■ **Brief**: Carry none of the pictures over; write out the complete data exactly.

■ **Provided material**:
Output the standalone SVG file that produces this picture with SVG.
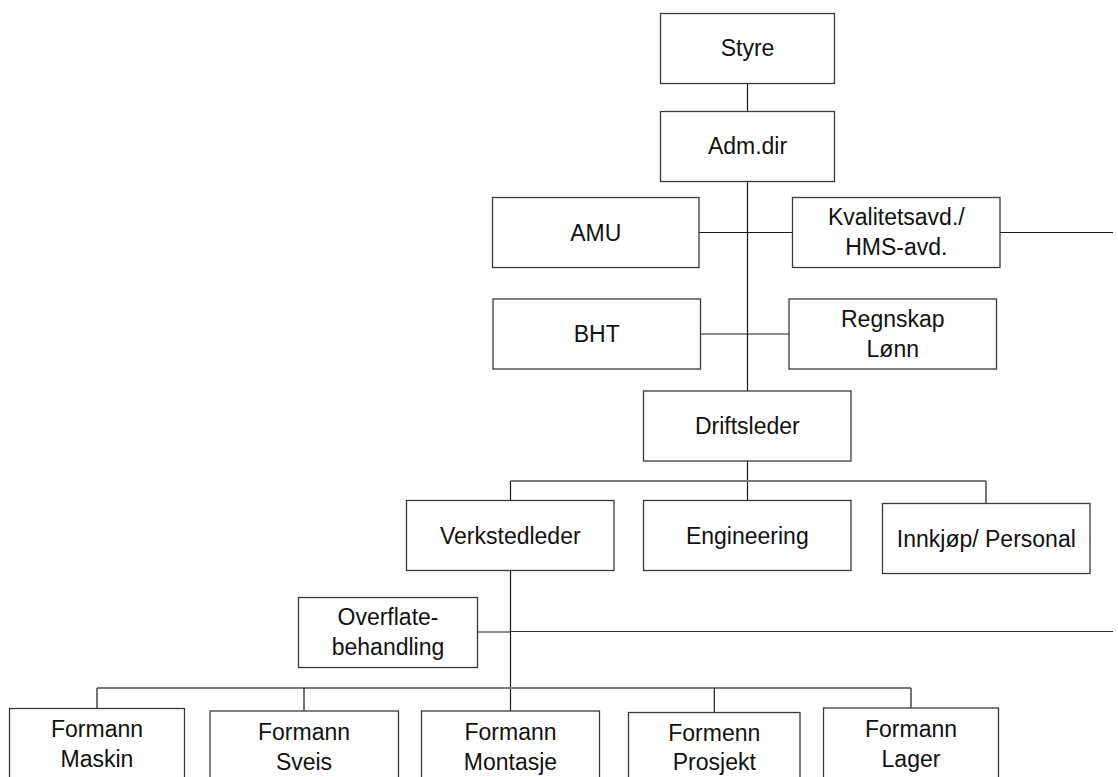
<svg xmlns="http://www.w3.org/2000/svg" width="1118" height="777" viewBox="0 0 1118 777">
  <style>
    .box { fill: #ffffff; stroke: #3a3a3a; stroke-width: 1.3; }
    .lbl { font-family: "Liberation Sans", Arial, sans-serif; font-size: 23px; fill: #111111; text-anchor: middle; }
    .wire { fill: none; stroke: #1a1a1a; stroke-width: 1.2; }
    .bus { fill: none; stroke: #7a7a7a; stroke-width: 2; }
    .thin { fill: none; stroke: #333333; stroke-width: 1; }
  </style>
  <rect x="0" y="0" width="1118" height="777" fill="#ffffff"/>

  <!-- connectors -->
  <g id="connectors">
    <line class="wire" x1="747.5" y1="83.5" x2="747.5" y2="111.5"/>
    <line class="wire" x1="747.5" y1="181.5" x2="747.5" y2="391"/>
    <line class="wire" x1="699" y1="232.5" x2="792.5" y2="232.5"/>
    <line class="wire" x1="1000" y1="232.5" x2="1113" y2="232.5"/>
    <line class="wire" x1="700.5" y1="334" x2="789" y2="334"/>
    <line class="wire" x1="747.5" y1="461" x2="747.5" y2="500.5"/>
    <line class="bus" x1="510.5" y1="481" x2="986" y2="481"/>
    <line class="wire" x1="510.5" y1="481" x2="510.5" y2="500.5"/>
    <line class="wire" x1="986" y1="481" x2="986" y2="503.5"/>
    <line class="wire" x1="510.5" y1="570.5" x2="510.5" y2="711"/>
    <line class="wire" x1="477.5" y1="632" x2="510.5" y2="632"/>
    <line class="thin" x1="510.5" y1="631.5" x2="1113" y2="631.5"/>
    <line class="bus" x1="97" y1="688" x2="911" y2="688"/>
    <line class="wire" x1="97" y1="688" x2="97" y2="708.5"/>
    <line class="wire" x1="304" y1="688" x2="304" y2="711"/>
    <line class="wire" x1="714.3" y1="688" x2="714.3" y2="712.5"/>
    <line class="wire" x1="911" y1="688" x2="911" y2="708"/>
  </g>

  <g id="styre">
    <rect class="box" x="660.5" y="13.5" width="174" height="70"/>
    <text class="lbl" x="747.5" y="56">Styre</text>
  </g>
  <g id="adm-dir">
    <rect class="box" x="660.5" y="111.5" width="174" height="70"/>
    <text class="lbl" x="747.5" y="154">Adm.dir</text>
  </g>
  <g id="amu">
    <rect class="box" x="492.5" y="197.5" width="206.5" height="70"/>
    <text class="lbl" x="595.7" y="240.5">AMU</text>
  </g>
  <g id="kvalitet">
    <rect class="box" x="792.5" y="197.5" width="207.5" height="70"/>
    <text class="lbl" x="896.3" y="225">Kvalitetsavd./</text>
    <text class="lbl" x="896.3" y="255">HMS-avd.</text>
  </g>
  <g id="bht">
    <rect class="box" x="493" y="299" width="207.5" height="70"/>
    <text class="lbl" x="596.7" y="342">BHT</text>
  </g>
  <g id="regnskap">
    <rect class="box" x="789" y="299" width="207.5" height="70"/>
    <text class="lbl" x="892.8" y="326.5">Regnskap</text>
    <text class="lbl" x="892.8" y="356.5">Lønn</text>
  </g>
  <g id="driftsleder">
    <rect class="box" x="643.5" y="391" width="207.5" height="70"/>
    <text class="lbl" x="747.3" y="434">Driftsleder</text>
  </g>
  <g id="verkstedleder">
    <rect class="box" x="406.5" y="500.5" width="207.5" height="70"/>
    <text class="lbl" x="510.3" y="543.5">Verkstedleder</text>
  </g>
  <g id="engineering">
    <rect class="box" x="643.5" y="500.5" width="207.5" height="70"/>
    <text class="lbl" x="747.3" y="543.5">Engineering</text>
  </g>
  <g id="innkjop">
    <rect class="box" x="882.5" y="503.5" width="207.5" height="70"/>
    <text class="lbl" x="986.3" y="546.5">Innkjøp/ Personal</text>
  </g>
  <g id="overflate">
    <rect class="box" x="298.5" y="597.5" width="179" height="70"/>
    <text class="lbl" x="388" y="625">Overflate-</text>
    <text class="lbl" x="388" y="655">behandling</text>
  </g>
  <g id="maskin">
    <rect class="box" x="9.5" y="708.5" width="175" height="80"/>
    <text class="lbl" x="97" y="737">Formann</text>
    <text class="lbl" x="97" y="766.5">Maskin</text>
  </g>
  <g id="sveis">
    <rect class="box" x="210" y="711" width="188.5" height="80"/>
    <text class="lbl" x="304" y="740">Formann</text>
    <text class="lbl" x="304" y="769.5">Sveis</text>
  </g>
  <g id="montasje">
    <rect class="box" x="421.5" y="711" width="178" height="80"/>
    <text class="lbl" x="510.5" y="740">Formann</text>
    <text class="lbl" x="510.5" y="769.5">Montasje</text>
  </g>
  <g id="prosjekt">
    <rect class="box" x="628.5" y="712.5" width="171.5" height="80"/>
    <text class="lbl" x="714.3" y="741">Formenn</text>
    <text class="lbl" x="714.3" y="770">Prosjekt</text>
  </g>
  <g id="lager">
    <rect class="box" x="823.5" y="708" width="175" height="80"/>
    <text class="lbl" x="911" y="737">Formann</text>
    <text class="lbl" x="911" y="766.5">Lager</text>
  </g>
</svg>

■ **Full response**:
Output the standalone SVG file that produces this picture with SVG.
<svg xmlns="http://www.w3.org/2000/svg" width="1118" height="777" viewBox="0 0 1118 777">
  <style>
    .box { fill: #ffffff; stroke: #3a3a3a; stroke-width: 1.3; }
    .lbl { font-family: "Liberation Sans", Arial, sans-serif; font-size: 23px; fill: #111111; text-anchor: middle; }
    .wire { fill: none; stroke: #1a1a1a; stroke-width: 1.2; }
    .bus { fill: none; stroke: #7a7a7a; stroke-width: 2; }
    .thin { fill: none; stroke: #333333; stroke-width: 1; }
  </style>
  <rect x="0" y="0" width="1118" height="777" fill="#ffffff"/>

  <!-- connectors -->
  <g id="connectors">
    <line class="wire" x1="747.5" y1="83.5" x2="747.5" y2="111.5"/>
    <line class="wire" x1="747.5" y1="181.5" x2="747.5" y2="391"/>
    <line class="wire" x1="699" y1="232.5" x2="792.5" y2="232.5"/>
    <line class="wire" x1="1000" y1="232.5" x2="1113" y2="232.5"/>
    <line class="wire" x1="700.5" y1="334" x2="789" y2="334"/>
    <line class="wire" x1="747.5" y1="461" x2="747.5" y2="500.5"/>
    <line class="bus" x1="510.5" y1="481" x2="986" y2="481"/>
    <line class="wire" x1="510.5" y1="481" x2="510.5" y2="500.5"/>
    <line class="wire" x1="986" y1="481" x2="986" y2="503.5"/>
    <line class="wire" x1="510.5" y1="570.5" x2="510.5" y2="711"/>
    <line class="wire" x1="477.5" y1="632" x2="510.5" y2="632"/>
    <line class="thin" x1="510.5" y1="631.5" x2="1113" y2="631.5"/>
    <line class="bus" x1="97" y1="688" x2="911" y2="688"/>
    <line class="wire" x1="97" y1="688" x2="97" y2="708.5"/>
    <line class="wire" x1="304" y1="688" x2="304" y2="711"/>
    <line class="wire" x1="714.3" y1="688" x2="714.3" y2="712.5"/>
    <line class="wire" x1="911" y1="688" x2="911" y2="708"/>
  </g>

  <g id="styre">
    <rect class="box" x="660.5" y="13.5" width="174" height="70"/>
    <text class="lbl" x="747.5" y="56">Styre</text>
  </g>
  <g id="adm-dir">
    <rect class="box" x="660.5" y="111.5" width="174" height="70"/>
    <text class="lbl" x="747.5" y="154">Adm.dir</text>
  </g>
  <g id="amu">
    <rect class="box" x="492.5" y="197.5" width="206.5" height="70"/>
    <text class="lbl" x="595.7" y="240.5">AMU</text>
  </g>
  <g id="kvalitet">
    <rect class="box" x="792.5" y="197.5" width="207.5" height="70"/>
    <text class="lbl" x="896.3" y="225">Kvalitetsavd./</text>
    <text class="lbl" x="896.3" y="255">HMS-avd.</text>
  </g>
  <g id="bht">
    <rect class="box" x="493" y="299" width="207.5" height="70"/>
    <text class="lbl" x="596.7" y="342">BHT</text>
  </g>
  <g id="regnskap">
    <rect class="box" x="789" y="299" width="207.5" height="70"/>
    <text class="lbl" x="892.8" y="326.5">Regnskap</text>
    <text class="lbl" x="892.8" y="356.5">Lønn</text>
  </g>
  <g id="driftsleder">
    <rect class="box" x="643.5" y="391" width="207.5" height="70"/>
    <text class="lbl" x="747.3" y="434">Driftsleder</text>
  </g>
  <g id="verkstedleder">
    <rect class="box" x="406.5" y="500.5" width="207.5" height="70"/>
    <text class="lbl" x="510.3" y="543.5">Verkstedleder</text>
  </g>
  <g id="engineering">
    <rect class="box" x="643.5" y="500.5" width="207.5" height="70"/>
    <text class="lbl" x="747.3" y="543.5">Engineering</text>
  </g>
  <g id="innkjop">
    <rect class="box" x="882.5" y="503.5" width="207.5" height="70"/>
    <text class="lbl" x="986.3" y="546.5">Innkjøp/ Personal</text>
  </g>
  <g id="overflate">
    <rect class="box" x="298.5" y="597.5" width="179" height="70"/>
    <text class="lbl" x="388" y="625">Overflate-</text>
    <text class="lbl" x="388" y="655">behandling</text>
  </g>
  <g id="maskin">
    <rect class="box" x="9.5" y="708.5" width="175" height="80"/>
    <text class="lbl" x="97" y="737">Formann</text>
    <text class="lbl" x="97" y="766.5">Maskin</text>
  </g>
  <g id="sveis">
    <rect class="box" x="210" y="711" width="188.5" height="80"/>
    <text class="lbl" x="304" y="740">Formann</text>
    <text class="lbl" x="304" y="769.5">Sveis</text>
  </g>
  <g id="montasje">
    <rect class="box" x="421.5" y="711" width="178" height="80"/>
    <text class="lbl" x="510.5" y="740">Formann</text>
    <text class="lbl" x="510.5" y="769.5">Montasje</text>
  </g>
  <g id="prosjekt">
    <rect class="box" x="628.5" y="712.5" width="171.5" height="80"/>
    <text class="lbl" x="714.3" y="741">Formenn</text>
    <text class="lbl" x="714.3" y="770">Prosjekt</text>
  </g>
  <g id="lager">
    <rect class="box" x="823.5" y="708" width="175" height="80"/>
    <text class="lbl" x="911" y="737">Formann</text>
    <text class="lbl" x="911" y="766.5">Lager</text>
  </g>
</svg>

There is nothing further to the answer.